ByShi Heng Shi, writer at
Policy advocate, proud poppa, punk rocker and avid Star Wars fan
Shi Heng Shi
"Don't be too proud of this technological terror you've constructed. The ability to destroy a planet is insignificant next to the power of the Force." - Darth Vader, A New Hope

One of the main critiques The Force Awakens has faced is that it is "un-original" and simply "remixes" the Original Trilogy. Nothing lends more credence to this critique than the existence --and then destruction--of Starkiller Base. Even I, a defender of the approach J.J. Abrams took, found myself feeling like this was a page from the old playbook while watching it unfold on the big screen.

However, after some time of reflection this is indeed a good thing. As Abrams has pointed out before, this movie was very much about going "backwards to go forwards." Aside from being a necessary step in order to win back those fans disaffected by the prequels -- on a storytelling level this very intentional step backwards was necessary in order to inoculate the new trilogy from falling into the trap of doing the very thing The Force Awakens is being accused of: re-hasing old stories. To even attempt writing-in a newer super weapon in future movies even more powerful than Starkiller would be silly at best, damning to the new trilogy at worst.

Assuming this is true, and I have no doubt it is, then what can we expect in the movies ahead now that Starkiller has joined the Death Stars in the superweapon junkyard of the beyond? Fundamentally Star Wars is about the struggle between good and evil, and in the Star Wars Universe that plays out via characters, their journey and the side of the Force they align with. But as Yoda said, and J.J. has hit on while trying to remain respectful of canon, is that the Force is everywhere and it was more mystical than scientific. The Empire wasn't evil because it owned a Death Star, and Luke's struggle wasn't to destroy a super weapon which was a tool of the Empire, but rather to sway his father from the grips of the Darkside.

As highlighted in the Darth Vader quote the Death Star was insignificant compared to the power of the Force, and I'm sure that line was not lost on Abrams/Kasdan while crafting the screenplay for this movie. Abrams has mentioned that he and Larry Kasdan knew the general beats of the trilogy and that this film is intended to set that up. With Starkiller out of the way early, the remainder of the trilogy can now focus on a way more compelling story that focuses on the mysteries of the Force and the choices our heroes and villains will have to face while gripping with it's pull. In the movies so far we've only seen a glimpse of what the Force can do --an even more interesting glimpse seeing the new powers displayed by Kylo Ren -- but surely nothing that would dwarf the destructive capacity of the Death Star.

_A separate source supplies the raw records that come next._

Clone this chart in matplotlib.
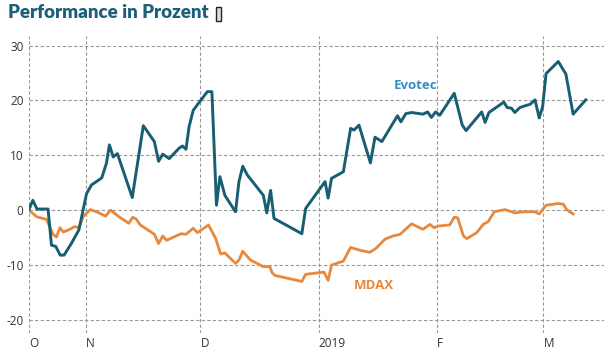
import matplotlib
matplotlib.use("Agg")
import matplotlib.pyplot as plt
import pandas as pd
from matplotlib.patches import Rectangle

start_date = "2018-10-17"

evotec_days = [0, 1.0, 2.1, 5.0, 5.9, 7.0, 8.2, 9.2, 11.1, 13.1, 15.1, 16.4, 17.7, 19.1, 20.3,
               21.1, 22.1, 23.2, 27.1, 30.0, 32.9, 34.0, 35.1, 36.8, 39.4, 40.3, 41.2, 42.0,
               43.1, 44.6, 46.8, 48.0, 49.2, 50.1, 51.4, 54.2, 55.1, 56.1, 57.3, 61.5, 62.4,
               63.4, 64.3, 71.6, 72.6, 77.7, 78.5, 79.4, 82.5, 84.4, 85.3, 86.6, 89.6, 90.8,
               92.6, 96.7, 97.6, 98.9, 100.4, 103.4, 104.6, 105.6, 106.7, 107.8, 111.6, 113.7,
               114.7, 118.8, 119.7, 120.7, 123.6, 124.6, 125.5, 126.6, 127.5, 128.8, 130.1,
               131.5, 132.8, 133.9, 134.8, 135.7, 138.9, 140.9, 142.8, 146.1]
evotec_vals = [0.1, 1.8, 0.2, 0.2, -6.4, -6.6, -8.2, -8.2, -6.1, -3.6, 3.0, 4.6, 5.2, 5.9, 8.5,
               11.9, 9.7, 10.3, 2.3, 15.4, 12.5, 8.9, 10.2, 9.4, 11.3, 11.7, 11.1, 15.2,
               18.2, 19.6, 21.6, 21.6, 0.9, 6.1, 2.7, -0.3, 5.2, 8.0, 6.4, 2.7, -0.5,
               3.6, -1.5, -4.3, 0.3, 5.2, 2.2, 5.8, 7.0, 14.9, 14.6, 15.5, 8.6, 13.3,
               12.5, 17.2, 16.1, 17.6, 17.8, 17.5, 17.9, 16.9, 17.9, 17.3, 21.3, 15.5,
               14.5, 17.9, 16.0, 17.8, 19.2, 19.7, 18.7, 18.6, 17.8, 18.7, 19.0,
               19.3, 20.1, 16.8, 18.9, 24.9, 27.1, 24.8, 17.5, 20.1]

mdax_days = [0, 2.0, 4.6, 6.3, 7.2, 8.1, 9.0, 10.7, 12.0, 13.1, 14.2, 16.1, 17.7, 20.1, 21.4,
             23.8, 26.2, 27.2, 28.1, 29.2, 32.9, 34.0, 35.1, 36.1, 39.9, 41.2, 43.1, 44.2,
             47.1, 49.0, 50.3, 51.4, 54.2, 55.1, 56.1, 58.1, 61.5, 63.2, 63.8, 64.5, 71.6,
             72.6, 77.4, 78.5, 79.4, 80.7, 82.5, 84.4, 86.8, 89.4, 91.0, 93.4, 95.6, 97.4,
             100.4, 103.4, 105.2, 106.3, 107.4, 110.4, 111.6, 112.5, 114.0, 114.9, 117.5,
             119.2, 120.5, 122.1, 124.9, 127.5, 129.7, 132.8, 133.9, 135.7, 138.9, 140.2,
             141.1, 142.8]
mdax_vals = [0, -1.2, -1.7, -4.4, -4.9, -3.2, -4.0, -3.5, -3.0, -3.2, -1.2, 0.1, -0.3, -1.1, 0.0,
             -1.3, -2.4, -1.3, -1.6, -2.7, -4.4, -6.1, -4.7, -5.5, -4.3, -4.4, -3.3, -4.1,
             -2.7, -5.2, -8.0, -7.8, -9.7, -9.1, -7.5, -9.1, -10.3, -10.3, -11.4, -11.9, -13.0,
             -11.7, -11.3, -12.8, -10.0, -9.7, -9.3, -6.8, -7.3, -7.7, -7.0, -5.3, -4.7, -4.4,
             -2.5, -3.5, -2.6, -3.2, -2.9, -2.7, -1.3, -1.4, -4.7, -5.2, -4.1,
             -2.6, -2.1, -0.3, 0.1, -0.5, -0.3, -0.3, -0.7, 0.9, 1.2, 1.1,
             0.1, -0.7]

tick_dates = ["2018-10-17", "2018-11-01", "2018-12-01", "2019-01-01", "2019-02-01", "2019-03-01"]
tick_labels = ["O", "N", "D", "2019", "F", "M"]
y_ticks = [-20, -10, 0, 10, 20, 30]

base = pd.Timestamp(start_date)
ev_x = base + pd.to_timedelta(evotec_days, unit="D")
md_x = base + pd.to_timedelta(mdax_days, unit="D")

fig = plt.figure(figsize=(6.04, 3.53), dpi=100)
ax = fig.add_axes([29 / 604, 1 - 333 / 353, 1 - 29 / 604, (333 - 36) / 353])

c_ev = "#175e72"
c_md = "#e8883c"
grid_c = "#999999"

ax.plot(md_x, mdax_vals, color=c_md, lw=2.0, solid_joinstyle="round", zorder=3)
ax.plot(ev_x, evotec_vals, color=c_ev, lw=2.1, solid_joinstyle="round", zorder=4)

ax.set_xlim(base, base + pd.Timedelta(days=150.9))
ax.set_ylim(-22.4, 31.75)

ax.set_xticks(pd.to_datetime(tick_dates))
ax.set_xticklabels(tick_labels)
ax.set_yticks(y_ticks)
ax.set_yticklabels([str(v) for v in y_ticks])

for s in ax.spines.values():
    s.set_visible(False)
ax.tick_params(axis="both", length=0, labelsize=8.5, labelcolor="#333333")
ax.tick_params(axis="x", pad=3)
ax.tick_params(axis="y", pad=4)
for lbl in ax.get_xticklabels():
    lbl.set_horizontalalignment("left")
for lbl in ax.get_xticklabels() + ax.get_yticklabels():
    lbl.set_fontfamily("Open Sans")

ax.grid(True, color=grid_c, lw=0.8, ls=(0, (3, 2)))
ax.set_axisbelow(True)

ax.text(base + pd.Timedelta(days=101.5), 22.7, "Evotec", color="#3a8dc2", fontsize=9.5,
        fontweight="bold", family="Open Sans", ha="center", va="center")
ax.text(base + pd.Timedelta(days=90.5), -13.8, "MDAX", color=c_md, fontsize=9.5,
        fontweight="bold", family="Open Sans", ha="center", va="center")

fig.text(8 / 604, 1 - 13 / 353, "Performance in Prozent", color="#1b5f7a", fontsize=13.5,
         fontweight="heavy", family="Lato", ha="left", va="center")
fig.patches.append(Rectangle((216 / 604, 1 - 21 / 353), 5 / 604, 14 / 353,
                             transform=fig.transFigure, facecolor="#dddddd",
                             edgecolor="#222222", lw=1.0))

fig.savefig("out.png", dpi=100)
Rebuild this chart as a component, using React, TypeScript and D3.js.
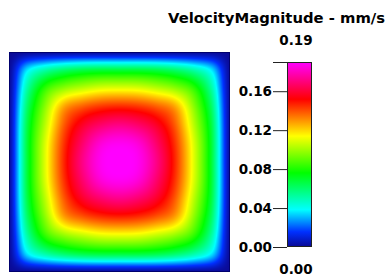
import { useEffect, useRef } from 'react';
import * as d3 from 'd3';

const title = 'VelocityMagnitude - mm/s';
const valueMin = 0.0;
const valueMax = 0.19;
const colorbarTicks = [0.0, 0.04, 0.08, 0.12, 0.16];
const colorStopPos = [0, 0.08, 0.2, 0.4, 0.6, 0.8, 1];
const colorStops = ['#0a0a96', '#0030ff', '#00ffff', '#00ff00', '#ffff00', '#ff0000', '#ff00ff'];

// velocity magnitude (mm/s) on 13x13 nodes, row 0 = top wall, col 0 = left wall
const velocity = [
  [0, 0, 0, 0, 0, 0, 0, 0, 0, 0, 0, 0, 0],
  [0, 0.036, 0.052, 0.061, 0.066, 0.068, 0.068, 0.068, 0.066, 0.061, 0.052, 0.036, 0],
  [0, 0.052, 0.084, 0.098, 0.105, 0.110, 0.111, 0.110, 0.105, 0.098, 0.084, 0.052, 0],
  [0, 0.061, 0.098, 0.128, 0.139, 0.145, 0.147, 0.145, 0.139, 0.128, 0.098, 0.061, 0],
  [0, 0.066, 0.105, 0.139, 0.158, 0.168, 0.172, 0.168, 0.158, 0.139, 0.105, 0.066, 0],
  [0, 0.068, 0.110, 0.145, 0.168, 0.184, 0.188, 0.184, 0.168, 0.145, 0.110, 0.068, 0],
  [0, 0.068, 0.111, 0.147, 0.172, 0.188, 0.190, 0.188, 0.172, 0.147, 0.111, 0.068, 0],
  [0, 0.068, 0.110, 0.145, 0.168, 0.184, 0.188, 0.184, 0.168, 0.145, 0.110, 0.068, 0],
  [0, 0.066, 0.105, 0.139, 0.158, 0.168, 0.172, 0.168, 0.158, 0.139, 0.105, 0.066, 0],
  [0, 0.061, 0.098, 0.128, 0.139, 0.145, 0.147, 0.145, 0.139, 0.128, 0.098, 0.061, 0],
  [0, 0.052, 0.084, 0.098, 0.105, 0.110, 0.111, 0.110, 0.105, 0.098, 0.084, 0.052, 0],
  [0, 0.036, 0.052, 0.061, 0.066, 0.068, 0.068, 0.068, 0.066, 0.061, 0.052, 0.036, 0],
  [0, 0, 0, 0, 0, 0, 0, 0, 0, 0, 0, 0, 0],
];

const W = 386;
const H = 280;
const plot = { x: 9, y: 52, w: 221, h: 220 };
const bar = { x: 287, y: 62, w: 25, h: 185 };
const font = '"DejaVu Sans", Verdana, sans-serif';

// catmull-rom spline through four samples
const cr = (p0: number, p1: number, p2: number, p3: number, t: number) =>
  0.5 * (2 * p1 + (-p0 + p2) * t + (2 * p0 - 5 * p1 + 4 * p2 - p3) * t * t + (-p0 + 3 * p1 - 3 * p2 + p3) * t * t * t);

const App = () => {
  const svgRef = useRef<SVGSVGElement | null>(null);

  useEffect(() => {
    const svg = d3.select(svgRef.current);
    svg.selectAll('*').remove();

    const color = d3.scaleLinear<string>()
      .domain(colorStopPos.map(p => valueMin + p * (valueMax - valueMin)))
      .range(colorStops)
      .interpolate(d3.interpolateRgb)
      .clamp(true);

    const rows = velocity.length;
    const cols = velocity[0].length;
    const at = (r: number, c: number) =>
      velocity[Math.max(0, Math.min(rows - 1, r))][Math.max(0, Math.min(cols - 1, c))];

    // raster the field
    const canvas = document.createElement('canvas');
    canvas.width = plot.w;
    canvas.height = plot.h;
    const ctx = canvas.getContext('2d')!;
    const img = ctx.createImageData(plot.w, plot.h);
    const gx = d3.scaleLinear().domain([0, plot.w]).range([0, cols - 1]);
    const gy = d3.scaleLinear().domain([0, plot.h]).range([0, rows - 1]);
    for (let py = 0; py < plot.h; py++) {
      const fy = gy(py + 0.5);
      const r = Math.min(rows - 2, Math.floor(fy));
      const ty = fy - r;
      for (let px = 0; px < plot.w; px++) {
        const fx = gx(px + 0.5);
        const c = Math.min(cols - 2, Math.floor(fx));
        const tx = fx - c;
        const colVals = [-1, 0, 1, 2].map(dr =>
          cr(at(r + dr, c - 1), at(r + dr, c), at(r + dr, c + 1), at(r + dr, c + 2), tx));
        const v = Math.max(0, cr(colVals[0], colVals[1], colVals[2], colVals[3], ty));
        const rgb = d3.rgb(color(v));
        const k = (py * plot.w + px) * 4;
        img.data[k] = rgb.r;
        img.data[k + 1] = rgb.g;
        img.data[k + 2] = rgb.b;
        img.data[k + 3] = 255;
      }
    }
    ctx.putImageData(img, 0, 0);

    svg.append('image')
      .attr('x', plot.x)
      .attr('y', plot.y)
      .attr('width', plot.w)
      .attr('height', plot.h)
      .attr('preserveAspectRatio', 'none')
      .attr('href', canvas.toDataURL());

    svg.append('rect')
      .attr('x', plot.x + 0.5)
      .attr('y', plot.y + 0.5)
      .attr('width', plot.w - 1)
      .attr('height', plot.h - 1)
      .attr('fill', 'none')
      .attr('stroke', '#00006e')
      .attr('stroke-width', 1);

    // colorbar
    const defs = svg.append('defs');
    const grad = defs.append('linearGradient')
      .attr('id', 'cbar')
      .attr('x1', 0).attr('y1', 1).attr('x2', 0).attr('y2', 0);
    colorStopPos.forEach((p, i) => {
      grad.append('stop').attr('offset', p).attr('stop-color', colorStops[i]);
    });

    const yScale = d3.scaleLinear()
      .domain([valueMin, valueMax])
      .range([bar.y + bar.h, bar.y]);

    svg.append('rect')
      .attr('x', bar.x + 0.5)
      .attr('y', bar.y + 0.5)
      .attr('width', bar.w - 1)
      .attr('height', bar.h - 1)
      .attr('fill', 'url(#cbar)')
      .attr('stroke', '#222')
      .attr('stroke-width', 1);

    const axis = d3.axisLeft(yScale)
      .tickValues(colorbarTicks)
      .tickFormat(d3.format('.2f'))
      .tickSize(14)
      .tickPadding(1);

    const g = svg.append('g')
      .attr('transform', `translate(${bar.x},0)`)
      .call(axis);
    g.select('.domain').remove();
    g.selectAll('line').attr('stroke', '#222');
    g.selectAll('text')
      .attr('font-family', font)
      .attr('font-size', 13.5)
      .attr('font-weight', 'bold')
      .attr('fill', '#000');

    // top cap line
    svg.append('line')
      .attr('x1', bar.x - 14).attr('x2', bar.x + bar.w)
      .attr('y1', yScale(valueMax) + 0.5).attr('y2', yScale(valueMax) + 0.5)
      .attr('stroke', '#222');

    const label = (txt: string, x: number, y: number, anchor: string) =>
      svg.append('text')
        .attr('x', x).attr('y', y)
        .attr('text-anchor', anchor)
        .attr('font-family', font)
        .attr('font-size', 13.5)
        .attr('font-weight', 'bold')
        .attr('fill', '#000')
        .text(txt);

    label(d3.format('.2f')(valueMax), bar.x + 9, 45, 'middle');
    label(d3.format('.2f')(valueMin), bar.x + 9, 274, 'middle');
    label(title, 385, 23, 'end')
      .attr('textLength', 217)
      .attr('lengthAdjust', 'spacingAndGlyphs');
  }, []);

  return (
    <div style={{ position: 'fixed', left: 0, top: 0, background: '#fff' }}>
      <svg ref={svgRef} width={W} height={H}></svg>
    </div>
  );
};

export default App;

Whether or not the Force is capable of destroying entire systems is possible or not, doesn't really matter. One can argue Vader's line can mean many different things. The point is that with the superweapon out of the way, we can feel relatively safe that we won't be seeing another one popping up in the remaining two movies, and my bet is that as detailed above, the focus will be more on the Force itself in the hands of the good and bad guys respectively.